Hybrid bioelectronic devices
The creation of new technologies that interface functional biological molecules with electronics have the potential to be transformative, particularly for the healthcare sector, but also for chemical engineering, energy generation, and next-generation computing. Current realisations of this hybrid technology are however essentially static; the biological molecules are passive components designed to perform a single, specific function. If biomolecular function and activity could be modulated dynamically and reversibly (e.g. switched on and off) using the underlying electronics, a range of new and disruptive capabilities would arise. This PhD studentship will investigate such dynamic bioelectronic devices in which the underlying electronics will act to control and regulate the function of surface-immobilised synthetic biological machines.

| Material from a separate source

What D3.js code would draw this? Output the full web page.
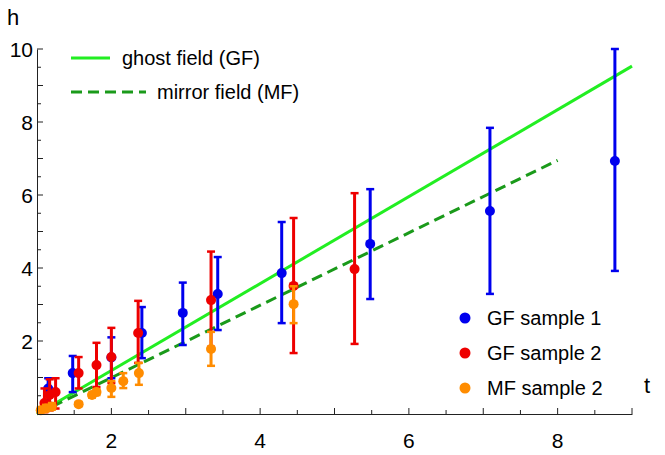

The student will gain comprehensive experience in a range of experimental techniques, including electrochemistry, FTIR, QCM-D and microfabrication. Full-time training for postgraduate students, tailored to their particular degree background, will be provided within the Bio-Inspired Technologies Laboratory. In addition, the project also provides the opportunity to gain experience in biophysics and nanoanalysis through interactions with the York Bioscience Technology Facility and York Jeol Nanocentre.
Further information on our research can be found at:
For further details on this opportunity and how to apply, please visit the Department of Electronics website at:
The studentship will cover the tuition fee at the home/EU rate (£4,165 in 2016/17) and a stipend at the standard research council rate for a period of 3 years (£14,057 in 2015/16) starting in October 2016.
Applicants should hold (or expect to be awarded) a first class or upper-second class bachelors degree or equivalent in physics, electronic/electrical engineering, molecular biology, or surface chemistry.